Branded t-shirts and plain jeans were synonymous with coolness and exclusivity, desired by many but not for all budgets.
The moose logo label has undeniably etched itself into the cultural lexicon of an entire generation. Still, its legacy is not about overpriced graphic tees; it is about an elitist marketing, as the Netflix-produced documentary shows.
"In every school there are the cool, popular kids and then there are the not-so-cool kids. Candidly, we go after the cool kids": said Abercrombie & Fitch's long-time and controversial CEO Mike Jeffries in 2006 during an interview for the online magazine Salon.
These words by the CEO transformed the century-old company from a sporting goods supplier into a heavily sexualised brand with an aggressive marketing and a hiring policy which was indicted for being allegedly racist, sexist, and xenophobic.
The exclusion was the root of its success, and, according to its annual report, it worked (at least for a while): in 2007 the Company generated around $3.7 billion in sales with more than 1000 stores (in the US, Canada, and the UK) and four successful brands, including Hollister Co.
Jeffries' work aimed to re-embody the masculine ideal of the 1950s by celebrating the sleek and muscular body of a casually dressed, flawless college kid.
However, the retailer’s proverbial "cool kids" ideal came at a price: it had no more time left along the way.
According to the Bloomberg report, sales kept on falling year after year, with the closure of 220 shops in 2013.
This fall can be explained by the company's inability to adjust to new costumers’ behaviours, seeking for a more "equal for all" market.

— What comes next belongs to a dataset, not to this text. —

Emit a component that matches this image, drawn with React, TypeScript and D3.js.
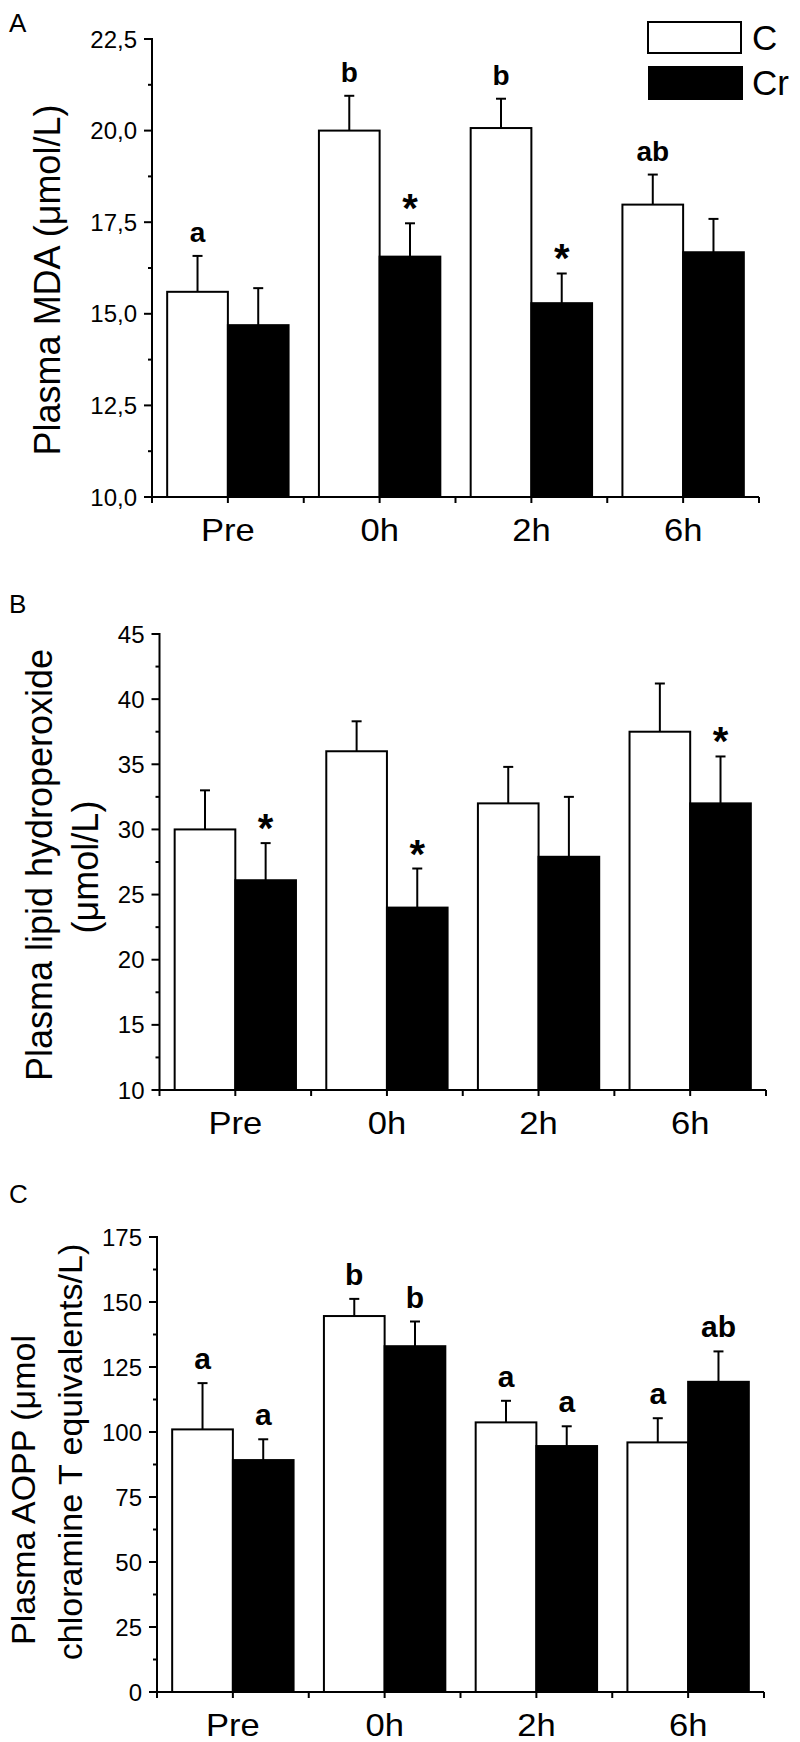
import React from 'react';
import * as d3 from 'd3';

// ---------- data ----------
const groups = ['Pre', '0h', '2h', '6h'];
const seriesNames = ['C', 'Cr'];

// Panel A: Plasma MDA (µmol/L)
const mdaC = [15.6, 20.0, 20.07, 17.98];
const mdaCErr = [0.98, 0.95, 0.8, 0.82];
const mdaCr = [14.69, 16.56, 15.29, 16.68];
const mdaCrErr = [1.01, 0.91, 0.81, 0.91];
const mdaLabelsC = ['a', 'b', 'b', 'ab'];
const mdaLabelsCr = ['', '*', '*', ''];
const mdaTicks = [10, 12.5, 15, 17.5, 20, 22.5];

// Panel B: Plasma lipid hydroperoxide (µmol/L)
const lhC = [30.0, 36.0, 32.0, 37.5];
const lhCErr = [3.0, 2.3, 2.8, 3.7];
const lhCr = [26.1, 24.0, 27.9, 32.0];
const lhCrErr = [2.85, 3.0, 4.6, 3.6];
const lhLabelsC = ['', '', '', ''];
const lhLabelsCr = ['*', '*', '', '*'];
const lhTicks = [10, 15, 20, 25, 30, 35, 40, 45];

// Panel C: Plasma AOPP (µmol chloramine T equivalents/L)
const aoppC = [101, 144.6, 103.7, 96];
const aoppCErr = [17.8, 6.6, 8.3, 9.3];
const aoppCr = [89.2, 133, 94.6, 119.3];
const aoppCrErr = [8.0, 9.5, 7.6, 11.7];
const aoppLabelsC = ['a', 'b', 'a', 'a'];
const aoppLabelsCr = ['a', 'b', 'a', 'ab'];
const aoppTicks = [0, 25, 50, 75, 100, 125, 150, 175];

const FONT = '"Liberation Sans", Arial, Helvetica, sans-serif';

type TitleLine = { text: string; x: number; y: number };

type PanelProps = {
  letter: string;
  letterY: number;
  x0: number;
  x1: number;
  yBottom: number;
  yTop: number;
  ticks: number[];
  fmt: (v: number) => string;
  c: number[];
  cErr: number[];
  cr: number[];
  crErr: number[];
  labC: string[];
  labCr: string[];
  labSize: number;
  titleLines: TitleLine[];
  titleSize: number;
};

function Panel(p: PanelProps) {
  const domain: [number, number] = [p.ticks[0], p.ticks[p.ticks.length - 1]];
  const y = d3.scaleLinear().domain(domain).range([p.yBottom, p.yTop]);
  const x = d3
    .scaleBand<string>()
    .domain(groups)
    .range([p.x0, p.x1])
    .paddingInner(0.2)
    .paddingOuter(0.1);
  const xs = d3.scaleBand<string>().domain(seriesNames).range([0, x.bandwidth()]);
  const step = x.step();
  const minor: number[] = [];
  for (let i = 0; i < p.ticks.length - 1; i++) minor.push((p.ticks[i] + p.ticks[i + 1]) / 2);
  const xTicks: number[] = [];
  groups.forEach((g) => xTicks.push((x(g) as number) + x.bandwidth() / 2));
  const xMinor: number[] = [p.x0];
  groups.forEach((g) => xMinor.push((x(g) as number) + x.bandwidth() / 2 + step / 2));

  const seriesData = [
    { name: 'C', vals: p.c, errs: p.cErr, labs: p.labC, fill: '#fff' },
    { name: 'Cr', vals: p.cr, errs: p.crErr, labs: p.labCr, fill: '#000' },
  ];

  return (
    <g>
      <text x={9} y={p.letterY} fontSize={26} fontFamily={FONT} fill="#000">
        {p.letter}
      </text>
      {/* bars */}
      {seriesData.map((s) =>
        groups.map((g, i) => {
          const bx = (x(g) as number) + (xs(s.name) as number);
          const bw = xs.bandwidth();
          const top = y(s.vals[i]);
          const errTop = y(s.vals[i] + s.errs[i]);
          const cx = bx + bw / 2;
          const lab = s.labs[i];
          return (
            <g key={s.name + g}>
              <line x1={cx} x2={cx} y1={top} y2={errTop} stroke="#000" strokeWidth={2} />
              <line x1={cx - 5} x2={cx + 5} y1={errTop} y2={errTop} stroke="#000" strokeWidth={2} />
              <rect
                x={bx}
                y={top}
                width={bw}
                height={p.yBottom - top}
                fill={s.fill}
                stroke="#000"
                strokeWidth={2}
              />
              {lab === '*' ? (
                <text x={cx} y={errTop - 1} textAnchor="middle" fontSize={40} fontWeight="bold" fontFamily={FONT}>
                  *
                </text>
              ) : lab ? (
                <text x={cx} y={errTop - 14} textAnchor="middle" fontSize={p.labSize} fontWeight="bold" fontFamily={FONT}>
                  {lab}
                </text>
              ) : null}
            </g>
          );
        })
      )}
      {/* y axis */}
      <line x1={p.x0} x2={p.x0} y1={p.yBottom + 1} y2={p.yTop - 1} stroke="#000" strokeWidth={2} />
      {p.ticks.map((t) => (
        <g key={'yt' + t}>
          <line x1={p.x0 - 8} x2={p.x0} y1={y(t)} y2={y(t)} stroke="#000" strokeWidth={2} />
          <text x={p.x0 - 15} y={y(t) + 8.5} textAnchor="end" fontSize={24} fontFamily={FONT}>
            {p.fmt(t)}
          </text>
        </g>
      ))}
      {minor.map((t) => (
        <line key={'ym' + t} x1={p.x0 - 4} x2={p.x0} y1={y(t)} y2={y(t)} stroke="#000" strokeWidth={2} />
      ))}
      {/* x axis */}
      <line x1={p.x0 - 1} x2={p.x1} y1={p.yBottom} y2={p.yBottom} stroke="#000" strokeWidth={2} />
      {xTicks.concat(xMinor).map((t, i) => (
        <line key={'xt' + i} x1={t} x2={t} y1={p.yBottom} y2={p.yBottom + 6} stroke="#000" strokeWidth={2} />
      ))}
      {groups.map((g, i) => (
        <text
          key={'xl' + g}
          transform={`translate(${xTicks[i]},${p.yBottom + 44}) scale(1.08,1)`}
          textAnchor="middle"
          fontSize={32}
          fontFamily={FONT}
        >
          {g}
        </text>
      ))}
      {/* y title */}
      {p.titleLines.map((l, i) => (
        <text
          key={'tt' + i}
          transform={`translate(${l.x},${l.y}) rotate(-90)`}
          textAnchor="middle"
          fontSize={p.titleSize}
          fontFamily={FONT}
        >
          {l.text}
        </text>
      ))}
    </g>
  );
}

const commaFmt = (v: number) => d3.format('.1f')(v).replace('.', ',');
const intFmt = (v: number) => d3.format('d')(v);

export default function App() {
  return (
    <svg
      width={800}
      height={1742}
      style={{ position: 'absolute', left: 0, top: 0, background: '#fff' }}
      xmlns="http://www.w3.org/2000/svg"
    >
      <rect x={0} y={0} width={800} height={1742} fill="#fff" />
      <Panel
        letter="A"
        letterY={32}
        x0={152}
        x1={759}
        yBottom={497}
        yTop={39}
        ticks={mdaTicks}
        fmt={commaFmt}
        c={mdaC}
        cErr={mdaCErr}
        cr={mdaCr}
        crErr={mdaCrErr}
        labC={mdaLabelsC}
        labCr={mdaLabelsCr}
        labSize={28}
        titleLines={[{ text: 'Plasma MDA (μmol/L)', x: 60, y: 280 }]}
        titleSize={36}
      />
      <Panel
        letter="B"
        letterY={613}
        x0={159.5}
        x1={766}
        yBottom={1090}
        yTop={634}
        ticks={lhTicks}
        fmt={intFmt}
        c={lhC}
        cErr={lhCErr}
        cr={lhCr}
        crErr={lhCrErr}
        labC={lhLabelsC}
        labCr={lhLabelsCr}
        labSize={28}
        titleLines={[
          { text: 'Plasma lipid hydroperoxide', x: 52, y: 865 },
          { text: '(μmol/L)', x: 98, y: 867 },
        ]}
        titleSize={36}
      />
      <Panel
        letter="C"
        letterY={1203}
        x0={157}
        x1={764}
        yBottom={1692}
        yTop={1237}
        ticks={aoppTicks}
        fmt={intFmt}
        c={aoppC}
        cErr={aoppCErr}
        cr={aoppCr}
        crErr={aoppCrErr}
        labC={aoppLabelsC}
        labCr={aoppLabelsCr}
        labSize={30}
        titleLines={[
          { text: 'Plasma AOPP (μmol', x: 35, y: 1490 },
          { text: 'chloramine T equivalents/L)', x: 82, y: 1452 },
        ]}
        titleSize={34}
      />
      {/* legend */}
      <rect x={648} y={22} width={93} height={31} fill="#fff" stroke="#000" strokeWidth={2} />
      <rect x={649} y={67} width={93} height={32} fill="#000" stroke="#000" strokeWidth={2} />
      <text x={752} y={50} fontSize={35} fontFamily={FONT}>
        {seriesNames[0]}
      </text>
      <text x={752} y={95} fontSize={35} fontFamily={FONT}>
        {seriesNames[1]}
      </text>
    </svg>
  );
}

Indeed, the company's sexualized marketing seemed outdated and offensive when body positivity began to take over.
At that time, The Victoria's Secret fashion show was cancelled, while catwalks and magazine diversity increased season after season.
Following these new trends spreading around the market, the Company began to expand its way-too-narrow definition of beauty, marking a turning point.
Abercrombie & Fitch renewed its values and aesthetics: the hyper-sexualised advertising campaigns were then reconverted into new campaigns featuring models of different races, sizes, abilities, and ages.
According to their website, Abercrombie is working with LGBTQ+ non-profit The Trevor Project and The Steve Fund, which focuses on young black men's mental health.
The inclusive turnaround is paying off, as stated by Business of Fashion and evidenced by the Company's 2021 results, which showed its best second-quarter operating income and margin since 2008.
The brand’s renewal took many steps before becoming what Abercrombie & Fitch claims to be today: switching from being the flag-bearer of exclusivity (which turned out to be “exclusion”), to a Company embracing new values and a broader consumer target.
The transformation has already begun: so far, looks best to leave some 2000s market habits in the drawer.